Superhero comics say, “Yeah, we know this isn’t real, that this could never be real, and we know that you know it too, but that doesn’t mean it’s any less cool.” But heading out to claim that comics are exploring the frontier of the imaginary somehow more seriously, less stuffily, than SF doesn’t match up with the actual books on the shelves. I love comic books – heck, every Wednesday I say “gosh I love comic books” to myself (and sometimes to others) – but forward-looking isn’t a characteristic of the genre. Morrison may inject more ideas content into his stories than most comics writers, but he still does so in a largely superficial manner (his Doom Patrol run was immensely frustrating in this way, with temptingly weird ideas which were thrown around and then discarded without deep consideration).

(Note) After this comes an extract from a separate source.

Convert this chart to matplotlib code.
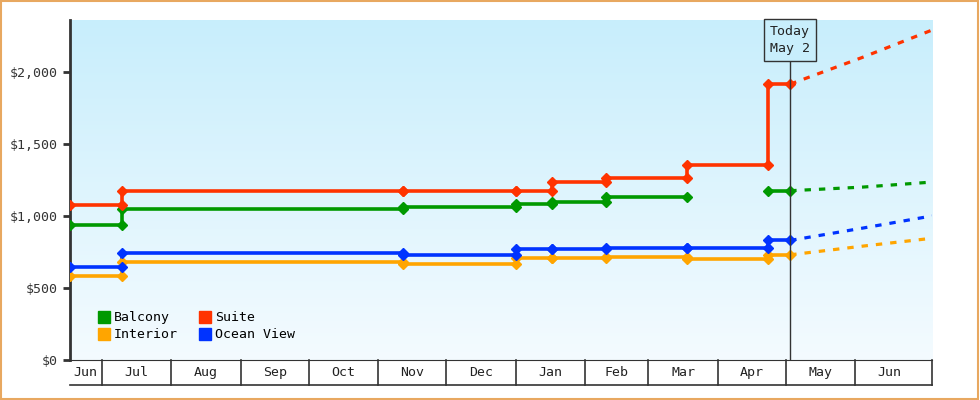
import matplotlib
matplotlib.use("Agg")
import matplotlib.pyplot as plt
import numpy as np
from matplotlib.patches import Rectangle
from matplotlib.lines import Line2D

# days since Jul 1
month_names = ["Jun", "Jul", "Aug", "Sep", "Oct", "Nov", "Dec", "Jan", "Feb", "Mar", "Apr", "May", "Jun"]
month_starts = [-30, 0, 31, 62, 92, 123, 153, 184, 215, 243, 274, 304, 335, 365]
x_min, x_max = -14, 369
today = 306

# step segments: break days and values (each value holds until next break)
seg_days = [-14, 9, 134, 184, 200, 224, 260, 296, 306]
balcony  = [940, 1045, 1065, 1080, 1100, 1130, np.nan, 1175]
suite    = [1075, 1175, 1170, 1175, 1235, 1265, 1355, 1915]
interior = [585, 680, 665, 705, 710, 712, 700, 730]
ocean    = [645, 740, 730, 770, 770, 775, 780, 830]

fc_days = [306, 338, 369]
balcony_fc  = [1175, 1200, 1235]
suite_fc    = [1915, 2100, 2290]
interior_fc = [730, 790, 845]
ocean_fc    = [830, 915, 1000]

series = [("Balcony", balcony, balcony_fc, "#009900"),
          ("Interior", interior, interior_fc, "#ffa500"),
          ("Suite", suite, suite_fc, "#ff3300"),
          ("Ocean View", ocean, ocean_fc, "#0033ff")]

plt.rcParams['font.family'] = ['DejaVu Sans Mono']
fig = plt.figure(figsize=(9.8, 4), dpi=100)
fig.patch.set_facecolor("white")
fig.add_artist(Rectangle((0.001, 0.002), 0.997, 0.995, transform=fig.transFigure,
                         fill=False, edgecolor="#e8a860", linewidth=1.5))
ax = fig.add_axes([70/980, 40/400, 862/980, 340/400])
ax.set_xlim(x_min, x_max)
ax.set_ylim(0, 2360)

grad = np.linspace(0, 1, 256).reshape(-1, 1)
top = np.array([0xc8, 0xee, 0xfc]) / 255
bot = np.array([0xf4, 0xfb, 0xff]) / 255
img = bot + (top - bot) * grad
ax.imshow(img[:, None, :].repeat(2, axis=1), extent=[x_min, x_max, 0, 2360],
          origin="lower", aspect="auto", zorder=0)

for name, vals, fc, col in series:
    for i, v in enumerate(vals):
        if np.isnan(v):
            continue
        x0, x1 = seg_days[i], seg_days[i + 1]
        ax.plot([x0, x1], [v, v], color=col, lw=2.6, zorder=3)
        ax.plot([x0, x1], [v, v], 'D', color=col, ms=5, zorder=4)
        if i > 0 and not np.isnan(vals[i - 1]):
            ax.plot([x0, x0], [vals[i - 1], v], color=col, lw=2.6, zorder=3)
    ax.plot(fc_days, fc, color=col, lw=2.3, ls=(0, (2, 2.5)), zorder=3)

ax.plot([today, today], [0, 2080], color="#333333", lw=1, zorder=5)
ax.text(today, 2220, "Today\nMay 2", ha="center", va="center", fontsize=9.5, color="#222222",
        linespacing=1.4, zorder=6,
        bbox=dict(boxstyle="square,pad=0.45", fc="#c8eefc", ec="#333333", lw=1))

for s in ["top", "right"]:
    ax.spines[s].set_visible(False)
ax.spines["left"].set_color("#333333")
ax.spines["left"].set_linewidth(2)
ax.spines["bottom"].set_color("#333333")
ax.set_yticks([0, 500, 1000, 1500, 2000])
ax.set_yticklabels(["$0", "$500", "$1,000", "$1,500", "$2,000"], fontsize=9.5, color="#333333")
ax.tick_params(axis="y", length=5, width=2, color="#333333")
ax.set_xticks([])

# month boxes below axes
trans = ax.get_xaxis_transform()
yb = -25/340
ax.plot([x_min, x_max], [yb, yb], transform=trans, clip_on=False, color="#333333", lw=1.2)
for i, name in enumerate(month_names):
    a, b = month_starts[i], month_starts[i + 1]
    if 0 < i:
        ax.plot([a, a], [0, yb], transform=trans, clip_on=False, color="#333333", lw=1.2)
    lo, hi = max(a, x_min), min(b, x_max)
    ax.text((lo + hi) / 2, yb / 2, name, transform=trans, ha="center", va="center",
            fontsize=9.5, color="#222222")
ax.plot([x_max, x_max], [0, yb], transform=trans, clip_on=False, color="#333333", lw=1.2)

handles = [Line2D([], [], marker="s", ls="none", color=c, ms=8) for _, _, _, c in series]
ax.legend(handles, [n for n, _, _, _ in series], ncol=2, loc="lower left",
          bbox_to_anchor=(0.01, 0.02), frameon=False, fontsize=9.5,
          handletextpad=-0.2, columnspacing=1.0, labelspacing=0.3)

fig.savefig("out.png", dpi=100)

All of this applies equally well to another of her examples: Jack Kirby. He was a terrific ideasmith and designer of wild and wacky people, creatures and devices, but his creations were never plumbed in depth, and I don’t mean how they worked, but why they mattered. They were just big dumb objects, a term coined for science fiction but which practically defines fantasy, which is full of creatures and things and phenomena which can’t be explained and are rarely explored. They just are. (This is not to belittle Kirby, just to say that his fantastic creations drove his great adventure stories and that I think to see them as going much beyond that is to misunderstand his body of work.)
And from my perspective that’s the problem with Amypoodle’s candyfloss horizon: Like candyfloss itself, the horizon tastes real good, but it’s pure sugar and thus not very nourishing. Cool ideas are far more cool – and a lot more engaging – when they’re examined in depth for their implications and ramifications. Morrison can dazzle us with his bag of tricks when he’s on his game, but for the really chewy stories which really examine how the cool stuff affects our world, you’ll have to avoid being distracted by the candyfloss.